RICHMOND -- Mobil Oil Corp., saying recent amendments to Virginia's Petroleum Franchise Act are unconstitutional, has asked a federal court to bar enforcement of the amendments.
The legislation enacted earlier this year is designed to protect retail gasoline dealers from competition with oil companies and to free them from control by refiners. The measure, which took effect July 1, was strongly supported by franchise dealers and opposed by oil companies.
Mobil says in its suit filed in U.S. District Court that the legislation will reduce competition between stations, raise retail gasoline prices and prevent the company from enforcing provisions of some of its contracts.

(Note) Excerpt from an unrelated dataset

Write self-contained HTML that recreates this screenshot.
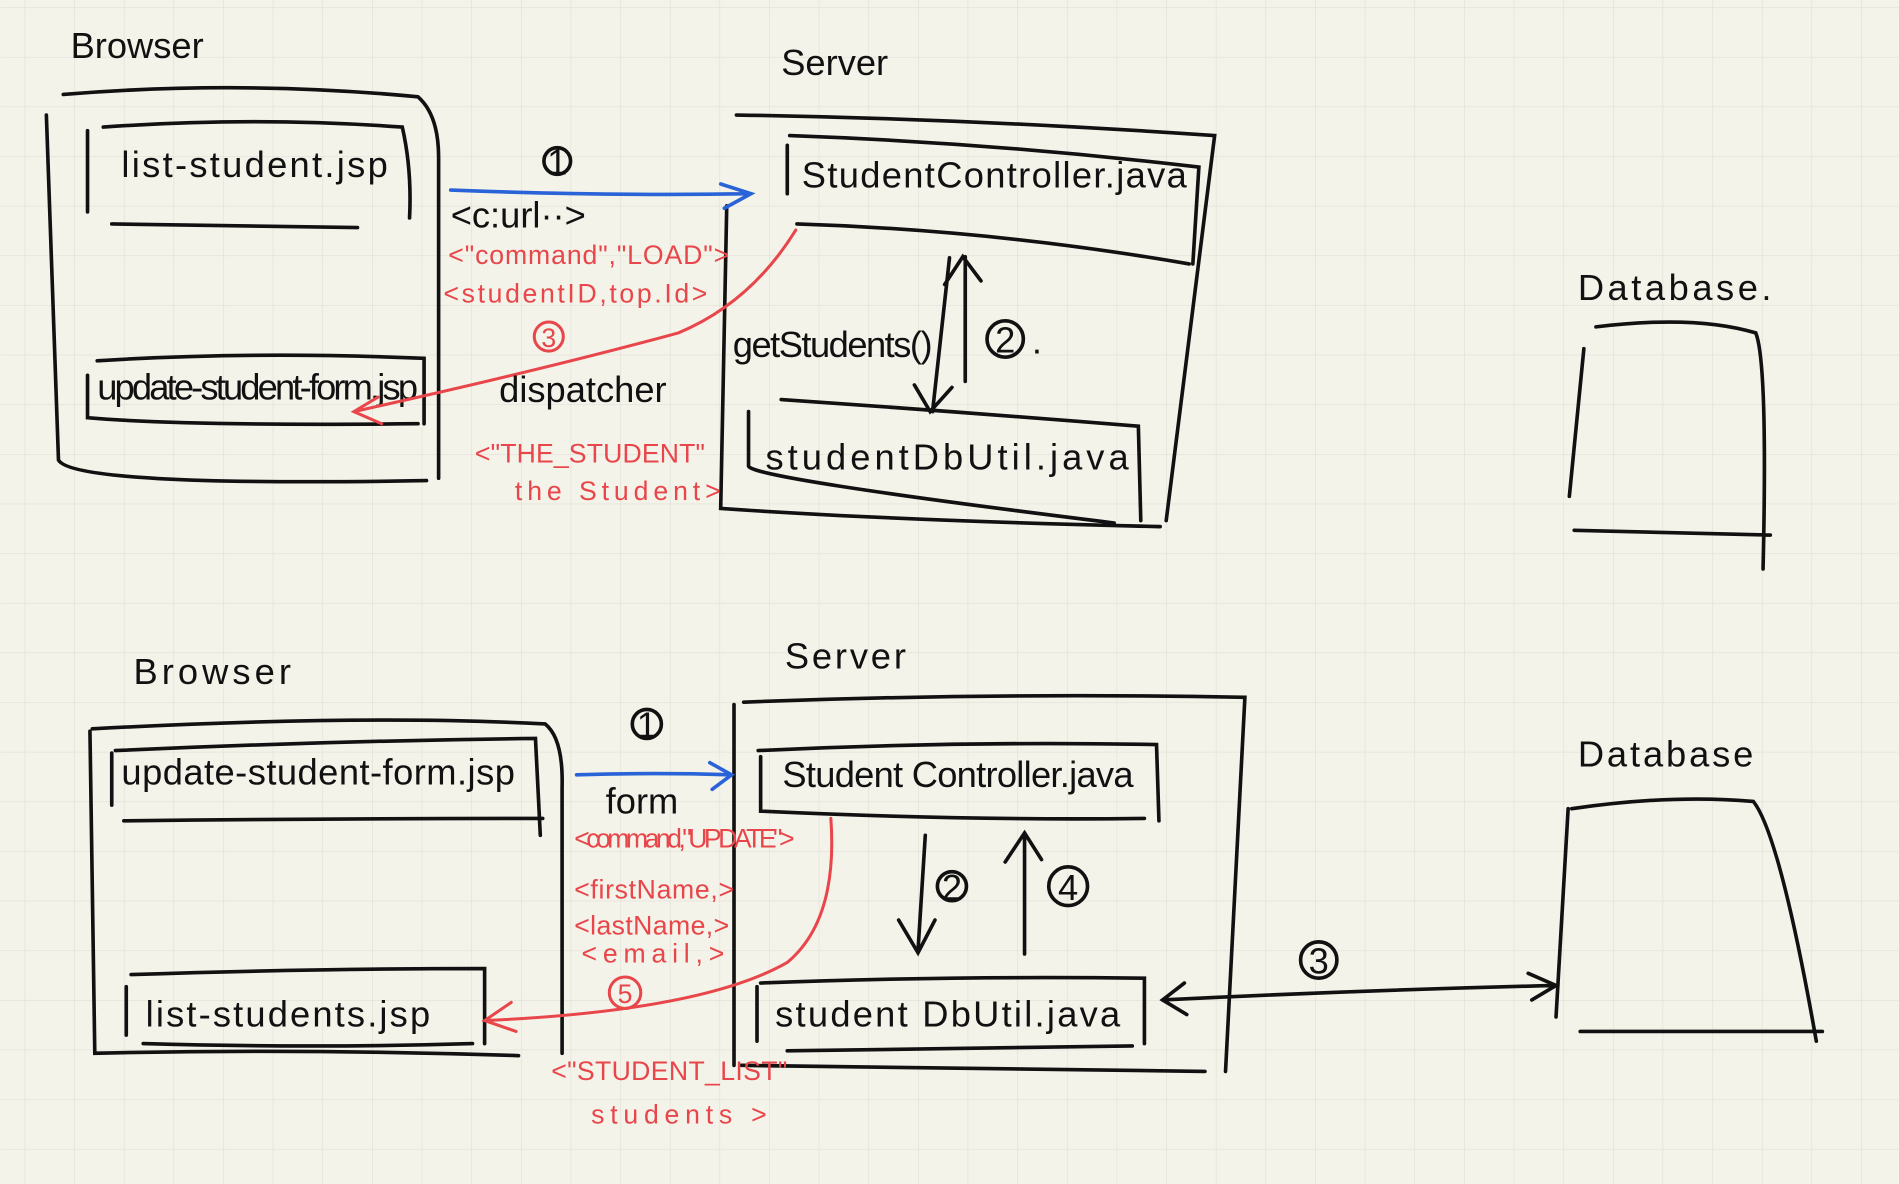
<!DOCTYPE html>
<html><head><meta charset="utf-8"><style>
html,body{margin:0;padding:0;background:#f4f3ea;}
svg{display:block;}
text{font-family:"Liberation Sans",sans-serif;}
.k{fill:none;stroke:#111;stroke-width:3;stroke-linecap:round;}
.r{fill:none;stroke:#e8464a;stroke-width:2.5;stroke-linecap:round;}
.b{fill:none;stroke:#2a62d8;stroke-width:3;stroke-linecap:round;}
.t{fill:#111;font-size:30px;}
.rt{fill:#e8464a;font-size:22px;}
.c{text-anchor:middle;dominant-baseline:central;}
</style></head><body>
<svg width="1899" height="1184" viewBox="0 0 1568 978" xmlns="http://www.w3.org/2000/svg">
<defs><pattern id="g" x="20" y="6" width="41" height="41" patternUnits="userSpaceOnUse"><path d="M0 0H41M0 0V41" stroke="#e0dfd6" stroke-width="1" fill="none"/></pattern></defs>
<rect width="1568" height="978" fill="#f4f3ea"/>
<rect width="1568" height="978" fill="url(#g)"/>

<!-- TOP -->
<text x="58" y="48" class="t" font-size="36">Browser</text>
<path class="k" d="M52 78Q200 66 345 80Q362 95 362 130V395M38 95L48 380Q60 402 352 397"/>
<path class="k" d="M72 108V175M85 105Q210 96 332 105Q340 140 338 180M92 185L295 188"/>
<text x="100" y="146" class="t" textLength="220">list-student.jsp</text>
<path class="k" d="M80 298Q210 290 350 296V350M72 310V345Q150 352 345 350"/>
<text x="80" y="330" class="t" font-size="24" textLength="265">update-student-form.jsp</text>

<text x="645" y="62" class="t" font-size="36">Server</text>
<path class="k" d="M608 95Q800 98 1003 112L963 430M600 170L595 420Q740 430 958 435"/>
<path class="k" d="M652 112Q820 118 990 138L985 218M650 120V160M658 185Q820 190 982 218"/>
<text x="662" y="155" class="t" font-size="34" textLength="318">StudentController.java</text>
<path class="k" d="M645 330Q790 340 940 352L942 430M618 340V385Q620 395 920 432"/>
<text x="632" y="388" class="t" font-size="34" textLength="300">studentDbUtil.java</text>
<path class="k" d="M784 213L770 340M755 318L768 340L786 320M797 212V315M780 235L795 212L810 232"/>
<text x="605" y="295" class="t" font-size="26" textLength="165">getStudents()</text>
<circle cx="830" cy="280" r="15" class="k" stroke-width="2.5"/><text x="830" y="281" class="t c" font-size="24">2</text><text x="852" y="292" class="t">.</text>

<circle cx="460" cy="133" r="11" class="k" stroke-width="2"/><text x="460" y="134" class="t c" font-size="18">1</text>
<path class="b" d="M372 157Q500 162 620 160M595 152L620 160L598 172"/>
<text x="372" y="188" class="t" font-size="24">&lt;c:url··&gt;</text>
<text x="370" y="218" class="rt" textLength="232">&lt;"command","LOAD"&gt;</text>
<text x="366" y="250" class="rt" textLength="218">&lt;studentID,top.Id&gt;</text>
<circle cx="453" cy="278" r="12" class="r"/><text x="453" y="279" class="rt c" font-size="18">3</text>
<path class="r" d="M657 190Q620 250 560 275Q450 305 292 340M312 328L292 340L315 350"/>
<text x="412" y="332" class="t" font-size="26">dispatcher</text>
<text x="392" y="382" class="rt" font-size="26" textLength="190">&lt;"THE_STUDENT"</text>
<text x="425" y="413" class="rt" font-size="26" textLength="170">the Student&gt;</text>

<text x="1303" y="248" class="t" font-size="36" textLength="160">Database.</text>
<path class="k" d="M1308 288L1296 410M1318 270Q1400 260 1450 275Q1460 300 1456 470M1300 438L1462 442"/>

<!-- BOTTOM -->
<text x="110" y="565" class="t" font-size="36" textLength="130">Browser</text>
<path class="k" d="M76 602Q300 590 450 598Q465 610 464 650V870M74 604L78 870Q250 866 428 872"/>
<path class="k" d="M92 622V665M95 620Q270 612 442 610L446 690M102 678Q280 676 448 676"/>
<text x="100" y="648" class="t" font-size="26" textLength="325">update-student-form.jsp</text>
<path class="k" d="M108 805Q260 800 400 800V862M104 815V855M118 862Q260 866 390 862"/>
<text x="120" y="848" class="t" font-size="30" textLength="235">list-students.jsp</text>

<text x="648" y="552" class="t" font-size="34" textLength="100">Server</text>
<path class="k" d="M614 580Q820 572 1028 576L1012 885M606 582V880M612 880L995 885"/>
<path class="k" d="M626 620Q790 612 955 615L957 678M628 625V670Q800 678 945 676"/>
<text x="646" y="650" class="t" font-size="28" textLength="290">Student Controller.java</text>
<path class="k" d="M628 812Q780 806 945 808L945 862M625 815V860M650 868L935 864"/>
<text x="640" y="848" class="t" font-size="30" textLength="285">student DbUtil.java</text>
<path class="k" d="M764 690L758 785M742 760L758 787L772 760M846 690V788M830 712L846 688L860 710"/>
<circle cx="786" cy="732" r="12" class="k" stroke-width="2"/><text x="786" y="733" class="t c" font-size="18">2</text>
<circle cx="882" cy="732" r="16" class="k" stroke-width="2.5"/><text x="882" y="733" class="t c" font-size="24">4</text>

<circle cx="534" cy="598" r="12" class="k" stroke-width="2"/><text x="534" y="599" class="t c" font-size="18">1</text>
<path class="b" d="M476 640Q540 638 604 640M586 630L604 640L588 652"/>
<text x="500" y="672" class="t" font-size="26">form</text>
<text x="474" y="700" class="rt" textLength="182">&lt;command,"UPDATE"&gt;</text>
<text x="474" y="742" class="rt" textLength="132">&lt;firstName,&gt;</text>
<text x="474" y="772" class="rt" textLength="128">&lt;lastName,&gt;</text>
<text x="480" y="795" class="rt" textLength="118">&lt;email,&gt;</text>
<circle cx="516" cy="820" r="13" class="r"/><text x="516" y="821" class="rt c" font-size="18">5</text>
<path class="r" d="M686 676Q692 760 650 795Q580 835 400 843M422 828L400 843L426 852"/>
<text x="455" y="892" class="rt" font-size="24" textLength="195">&lt;"STUDENT_LIST"</text>
<text x="488" y="928" class="rt" font-size="24" textLength="145">students &gt;</text>

<text x="1303" y="633" class="t" font-size="36" textLength="145">Database</text>
<path class="k" d="M1295 668L1285 840M1298 668Q1380 656 1448 662Q1470 690 1500 860M1305 852L1505 852"/>
<circle cx="1089" cy="793" r="15" class="k" stroke-width="2.5"/><text x="1089" y="794" class="t c" font-size="22">3</text>
<path class="k" d="M960 826Q1120 818 1285 814M978 812L960 826L980 838M1262 804L1285 814L1265 826"/>
</svg>
</body></html>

It said the law is unconstitutional because Mobil will be unable to recover its "substantial investment in service station properties in Virginia, to maintain nationwide uniformity" of its marketing policies and franchise system and preserve the integrity of its federally registered trademark.

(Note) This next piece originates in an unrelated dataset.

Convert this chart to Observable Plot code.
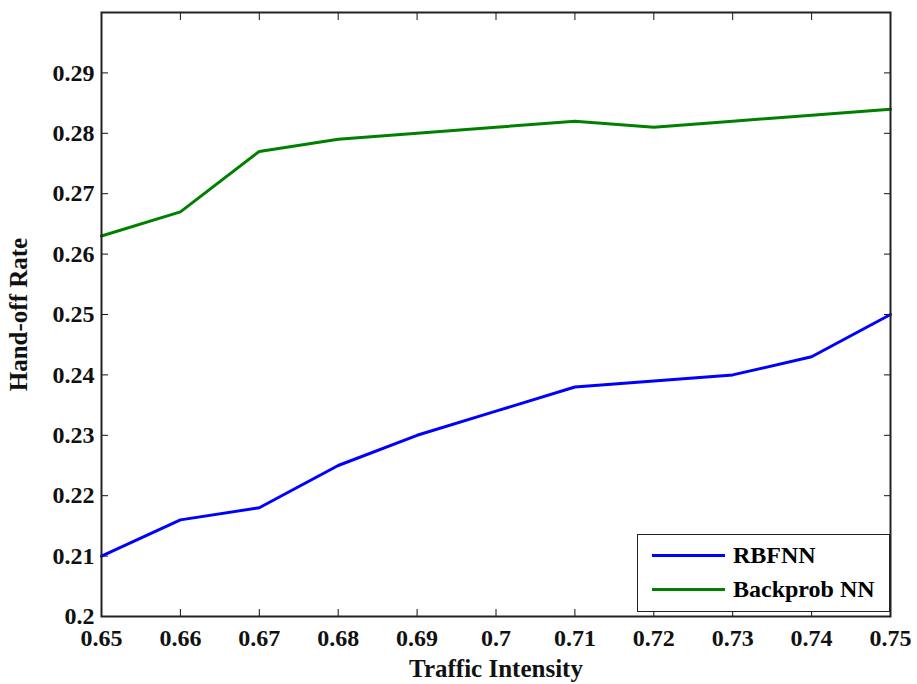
<!DOCTYPE html>
<html>
<head>
<meta charset="utf-8">
<script src="https://cdn.jsdelivr.net/npm/d3@7"></script>
<script src="https://cdn.jsdelivr.net/npm/@observablehq/plot@0.6"></script>
<style>
  html, body { margin: 0; padding: 0; background: #fff; }
  #wrap { position: relative; width: 917px; height: 684px; }
  #legend {
    position: absolute; left: 637px; top: 534px; width: 253px; height: 78px;
    border: 1.5px solid #222; background: #fff; box-sizing: border-box;
    font-family: "Liberation Serif", "Times New Roman", serif; font-weight: bold; font-size: 24px;
  }
  .item { position: absolute; left: 14px; display: flex; align-items: center; height: 28px; }
  .sw { width: 73px; height: 3px; margin-right: 8px; }
</style>
</head>
<body>
<div id="wrap"></div>
<script>
const traffic = [0.65, 0.66, 0.67, 0.68, 0.69, 0.70, 0.71, 0.72, 0.73, 0.74, 0.75];
const rbfnn   = [0.210, 0.216, 0.218, 0.225, 0.230, 0.234, 0.238, 0.239, 0.240, 0.243, 0.250];
const backprop= [0.263, 0.267, 0.277, 0.279, 0.280, 0.281, 0.282, 0.281, 0.282, 0.283, 0.284];
const seriesNames = ["RBFNN", "Backprob NN"];
const seriesColors = ["#0000ff", "#008000"];
const xTicks = [0.65, 0.66, 0.67, 0.68, 0.69, 0.70, 0.71, 0.72, 0.73, 0.74, 0.75];
const yTicks = [0.20, 0.21, 0.22, 0.23, 0.24, 0.25, 0.26, 0.27, 0.28, 0.29];
const yTickLabels = ["0.2", "0.21", "0.22", "0.23", "0.24", "0.25", "0.26", "0.27", "0.28", "0.29"];
const xTickLabels = ["0.65", "0.66", "0.67", "0.68", "0.69", "0.7", "0.71", "0.72", "0.73", "0.74", "0.75"];

const data = [];
traffic.forEach((t, i) => {
  data.push({x: t, y: rbfnn[i], s: seriesNames[0]});
  data.push({x: t, y: backprop[i], s: seriesNames[1]});
});

const chart = Plot.plot({
  width: 917,
  height: 684,
  marginLeft: 101,
  marginRight: 27,
  marginTop: 12,
  marginBottom: 68,
  style: {fontFamily: "'Liberation Serif', 'Times New Roman', serif", fontWeight: "bold", background: "#fff", color: "#111"},
  x: {domain: [0.65, 0.75]},
  y: {domain: [0.2, 0.3]},
  color: {domain: seriesNames, range: seriesColors},
  marks: [
    Plot.axisX({anchor: "bottom", ticks: xTicks, tickSize: -7, tickPadding: 19,
      tickFormat: d => xTickLabels[xTicks.findIndex(v => Math.abs(v - d) < 1e-9)] ?? "", fontSize: 24,
      label: "Traffic Intensity", labelAnchor: "center", labelArrow: "none", labelOffset: 60}),
    Plot.axisX({anchor: "top", ticks: xTicks, tickSize: -7, tickFormat: () => "", label: null}),
    Plot.axisY({anchor: "left", ticks: yTicks, tickSize: -7, tickPadding: 14,
      tickFormat: d => yTickLabels[yTicks.findIndex(v => Math.abs(v - d) < 1e-9)] ?? "", fontSize: 24,
      label: "Hand-off Rate", labelAnchor: "center", labelArrow: "none", labelOffset: 92}),
    Plot.axisY({anchor: "right", ticks: yTicks, tickSize: -7, tickFormat: () => "", label: null}),
    Plot.line(data, {x: "x", y: "y", z: "s", stroke: "s", strokeWidth: 3}),
    Plot.frame({stroke: "#222", strokeWidth: 2})
  ]
});

chart.querySelectorAll("[aria-label='x-axis label'] text, [aria-label='y-axis label'] text").forEach(t => {
  t.setAttribute("font-size", "25");
  t.style.fontSize = "25px";
});

const wrap = document.getElementById("wrap");
wrap.appendChild(chart);

const legend = document.createElement("div");
legend.id = "legend";
seriesNames.forEach((name, i) => {
  const item = document.createElement("div");
  item.className = "item";
  item.style.top = (i === 0 ? 6 : 40) + "px";
  const sw = document.createElement("div");
  sw.className = "sw";
  sw.style.background = seriesColors[i];
  const label = document.createElement("span");
  label.textContent = name;
  item.appendChild(sw);
  item.appendChild(label);
  legend.appendChild(item);
});
wrap.appendChild(legend);
</script>
</body>
</html>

Mobil said the primary way it enforces such things as product quality, appearance, advertising, customer service, credit card and operating-hour standards is through its franchising and distributor agreements.
A spokesman for Virginia Attorney General Mary Sue Terry said he could not comment on the suit.
Mobil said the legislation prevents it from requiring its franchise dealers to purchase minimum quantities of Mobil fuel and prohibits it from enforcing the contract requirements of some dealers to operate 24 hours a day.